Opponents of half-cent tax for Duval school improvement say it’s not needed quite yet

Backers argue investment is vital to reduce mounting maintenance costs, portable classrooms

News4Jax | by Joe McLean | November 2, 2020

JACKSONVILLE, Fla. – Supporters of a half-cent sales tax, a referendum on Duval County’s ballot, have said the extra revenue is badly needed to get rid of some of the district’s more than 400 portable classrooms. Opponents contend it’s not the time for such a tax yet and that institutional changes need to be made first.

One of those opponents is Chris Oliver, father to a preschooler in the school district.

“It’s not that this doesn’t need to be passed, but it doesn’t need to be passed quite yet,” Oliver said. “There need to be reforms inside the system.”

The main reform in Oliver’s mind was a reprioritization of district spending such that funding critical maintenance needs is budgeted with the highest priority.
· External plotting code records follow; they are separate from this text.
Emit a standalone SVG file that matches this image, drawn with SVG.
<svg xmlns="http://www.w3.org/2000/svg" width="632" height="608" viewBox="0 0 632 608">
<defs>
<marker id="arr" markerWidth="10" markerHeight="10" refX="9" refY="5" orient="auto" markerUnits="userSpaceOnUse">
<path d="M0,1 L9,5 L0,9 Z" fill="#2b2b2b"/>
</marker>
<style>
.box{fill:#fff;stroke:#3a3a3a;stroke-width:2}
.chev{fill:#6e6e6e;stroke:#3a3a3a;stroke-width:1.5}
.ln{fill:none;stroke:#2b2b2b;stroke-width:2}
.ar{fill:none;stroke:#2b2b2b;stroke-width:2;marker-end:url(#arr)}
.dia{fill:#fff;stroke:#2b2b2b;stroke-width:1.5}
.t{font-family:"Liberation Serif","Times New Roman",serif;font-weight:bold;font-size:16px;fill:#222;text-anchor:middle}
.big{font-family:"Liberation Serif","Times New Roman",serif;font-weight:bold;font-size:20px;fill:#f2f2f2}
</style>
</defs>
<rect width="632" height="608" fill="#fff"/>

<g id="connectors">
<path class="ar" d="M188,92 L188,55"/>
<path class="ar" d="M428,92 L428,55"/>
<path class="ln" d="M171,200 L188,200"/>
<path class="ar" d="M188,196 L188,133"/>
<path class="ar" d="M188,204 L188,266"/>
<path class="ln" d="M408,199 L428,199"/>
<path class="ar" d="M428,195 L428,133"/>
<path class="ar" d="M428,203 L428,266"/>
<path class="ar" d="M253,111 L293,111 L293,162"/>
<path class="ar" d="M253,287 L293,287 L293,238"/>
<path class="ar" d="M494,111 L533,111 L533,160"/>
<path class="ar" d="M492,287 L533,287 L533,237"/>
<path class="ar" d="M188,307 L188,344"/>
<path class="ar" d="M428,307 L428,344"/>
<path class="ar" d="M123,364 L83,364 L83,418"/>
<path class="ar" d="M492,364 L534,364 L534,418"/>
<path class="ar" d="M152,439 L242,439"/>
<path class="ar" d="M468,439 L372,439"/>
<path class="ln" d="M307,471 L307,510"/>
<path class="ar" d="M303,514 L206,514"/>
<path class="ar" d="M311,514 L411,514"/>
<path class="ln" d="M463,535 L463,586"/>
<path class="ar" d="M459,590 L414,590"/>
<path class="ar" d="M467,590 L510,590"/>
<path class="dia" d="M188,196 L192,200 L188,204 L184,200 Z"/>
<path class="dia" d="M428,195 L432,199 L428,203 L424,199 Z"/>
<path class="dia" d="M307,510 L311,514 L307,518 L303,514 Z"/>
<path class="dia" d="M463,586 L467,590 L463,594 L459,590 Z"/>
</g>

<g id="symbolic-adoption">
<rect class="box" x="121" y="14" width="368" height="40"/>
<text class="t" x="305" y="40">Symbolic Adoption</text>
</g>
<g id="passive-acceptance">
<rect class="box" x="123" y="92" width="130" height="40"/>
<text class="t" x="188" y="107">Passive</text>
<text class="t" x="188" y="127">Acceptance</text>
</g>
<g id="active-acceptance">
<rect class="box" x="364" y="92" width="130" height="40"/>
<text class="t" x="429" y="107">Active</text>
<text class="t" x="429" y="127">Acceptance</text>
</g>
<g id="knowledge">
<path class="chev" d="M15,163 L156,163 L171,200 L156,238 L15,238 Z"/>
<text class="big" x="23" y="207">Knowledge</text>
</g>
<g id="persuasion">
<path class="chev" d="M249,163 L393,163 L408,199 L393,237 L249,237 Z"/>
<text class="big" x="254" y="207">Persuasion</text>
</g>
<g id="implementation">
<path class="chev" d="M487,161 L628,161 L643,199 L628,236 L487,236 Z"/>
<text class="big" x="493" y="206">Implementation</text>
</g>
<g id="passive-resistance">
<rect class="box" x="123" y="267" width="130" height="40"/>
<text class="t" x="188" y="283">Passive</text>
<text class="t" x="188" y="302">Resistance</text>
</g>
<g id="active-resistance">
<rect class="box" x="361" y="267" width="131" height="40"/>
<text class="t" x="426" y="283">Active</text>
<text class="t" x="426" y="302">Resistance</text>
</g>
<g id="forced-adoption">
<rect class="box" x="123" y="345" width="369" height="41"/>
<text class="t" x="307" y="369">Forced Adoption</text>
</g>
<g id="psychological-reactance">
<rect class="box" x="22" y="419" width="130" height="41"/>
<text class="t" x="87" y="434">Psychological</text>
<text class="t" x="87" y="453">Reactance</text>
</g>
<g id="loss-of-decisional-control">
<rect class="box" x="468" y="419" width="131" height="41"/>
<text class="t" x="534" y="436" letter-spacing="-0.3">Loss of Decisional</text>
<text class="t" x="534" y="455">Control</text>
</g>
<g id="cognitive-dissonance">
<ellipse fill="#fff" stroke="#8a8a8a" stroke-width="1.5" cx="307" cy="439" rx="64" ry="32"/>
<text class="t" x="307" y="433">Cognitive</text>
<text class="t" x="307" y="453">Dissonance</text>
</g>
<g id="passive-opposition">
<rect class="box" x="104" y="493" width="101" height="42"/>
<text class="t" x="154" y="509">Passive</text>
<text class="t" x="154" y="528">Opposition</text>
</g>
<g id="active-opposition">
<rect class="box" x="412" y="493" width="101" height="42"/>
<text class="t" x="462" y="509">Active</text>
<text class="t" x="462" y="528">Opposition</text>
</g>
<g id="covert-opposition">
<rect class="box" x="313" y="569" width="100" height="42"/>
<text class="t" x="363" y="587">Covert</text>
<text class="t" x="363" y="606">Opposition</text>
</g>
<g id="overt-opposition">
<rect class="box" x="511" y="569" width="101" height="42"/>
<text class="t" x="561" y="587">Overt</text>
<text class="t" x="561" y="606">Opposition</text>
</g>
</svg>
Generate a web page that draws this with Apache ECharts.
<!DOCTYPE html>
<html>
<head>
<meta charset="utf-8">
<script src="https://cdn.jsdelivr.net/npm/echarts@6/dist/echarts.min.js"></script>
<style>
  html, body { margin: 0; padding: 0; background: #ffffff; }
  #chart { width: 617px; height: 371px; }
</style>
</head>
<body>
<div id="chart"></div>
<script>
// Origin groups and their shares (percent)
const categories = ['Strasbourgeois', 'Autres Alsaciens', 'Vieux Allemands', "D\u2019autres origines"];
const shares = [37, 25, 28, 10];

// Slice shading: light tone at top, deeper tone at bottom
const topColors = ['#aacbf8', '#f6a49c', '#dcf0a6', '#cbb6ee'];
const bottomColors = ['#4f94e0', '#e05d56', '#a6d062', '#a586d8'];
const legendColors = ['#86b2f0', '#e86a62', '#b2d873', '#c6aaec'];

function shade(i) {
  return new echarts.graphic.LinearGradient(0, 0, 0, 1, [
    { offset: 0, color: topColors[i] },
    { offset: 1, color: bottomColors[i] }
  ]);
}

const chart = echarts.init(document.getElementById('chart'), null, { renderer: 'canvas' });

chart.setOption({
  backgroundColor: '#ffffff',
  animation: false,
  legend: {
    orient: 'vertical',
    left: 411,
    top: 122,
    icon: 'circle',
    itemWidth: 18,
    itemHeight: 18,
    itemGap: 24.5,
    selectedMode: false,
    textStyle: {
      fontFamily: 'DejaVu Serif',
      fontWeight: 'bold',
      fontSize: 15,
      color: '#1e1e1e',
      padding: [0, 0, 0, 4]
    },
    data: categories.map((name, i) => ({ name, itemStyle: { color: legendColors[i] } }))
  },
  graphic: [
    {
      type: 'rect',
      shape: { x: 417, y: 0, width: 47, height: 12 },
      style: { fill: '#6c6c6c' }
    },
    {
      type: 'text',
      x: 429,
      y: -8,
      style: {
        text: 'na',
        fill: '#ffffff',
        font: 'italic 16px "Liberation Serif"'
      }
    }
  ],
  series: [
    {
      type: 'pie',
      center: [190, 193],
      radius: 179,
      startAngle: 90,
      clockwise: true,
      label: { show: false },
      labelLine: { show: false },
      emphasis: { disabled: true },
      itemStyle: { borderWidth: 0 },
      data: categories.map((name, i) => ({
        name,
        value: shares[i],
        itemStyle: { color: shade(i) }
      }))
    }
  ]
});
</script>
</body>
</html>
He also said administrative salary reductions should be considered before levying a tax.

“There always seems to be enough money to pay for the superintendents, for the directors, for the principals, but there never seems to be enough money for the students,” Oliver said. “It’s totally wrong. It needs to be restructured.”

If passed, the tax is expected to collect more than $1.7 billion over the next 15 years with building safety upgrades planned for the first three years.
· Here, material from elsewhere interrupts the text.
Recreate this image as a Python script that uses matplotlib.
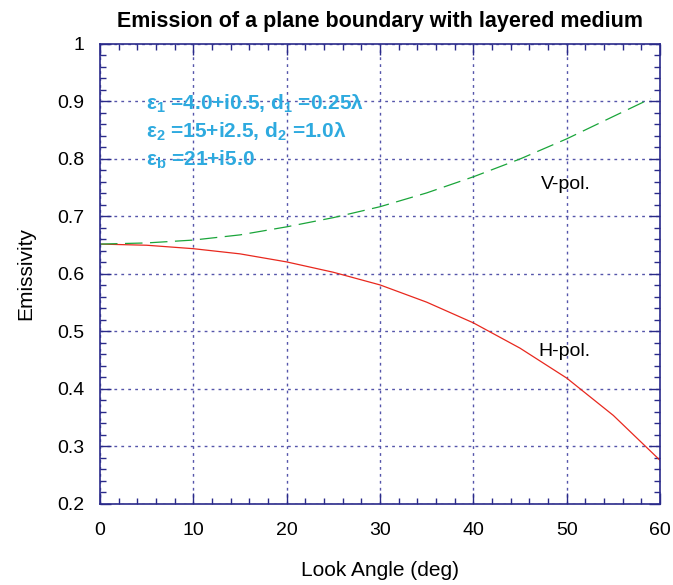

In a recent report, the Florida Department of Education identified 36 schools across the state as “low-performing,” seven of which were part of Duval County Public Schools.

Duval County School Board Chairman Warren Jones said funding facility improvements at schools will boost performance, lower crime and increase property values.

“I think, overall, we should support it because it’s good for our community and, most of all, is good for children,” Jones said.

22-member committee of citizen representatives will oversee the fund’s revenue and meet four times a year to review spending and progress on projects paid for by the sales tax to make sure funding is spent properly, according to the school board policy.

An independent audit of the district’s procedural ability to properly allocate the anticipated revenue found the district either fully met or partially met all six of the state’s criteria.

News4Jax constructed an interactive map showing where the district is planning to invest the tax revenue if the referendum passes. For more information and answers to frequently asked questions about the referendum, click here.

A similar ballot measure is being weighed by voters in Clay County’s school district.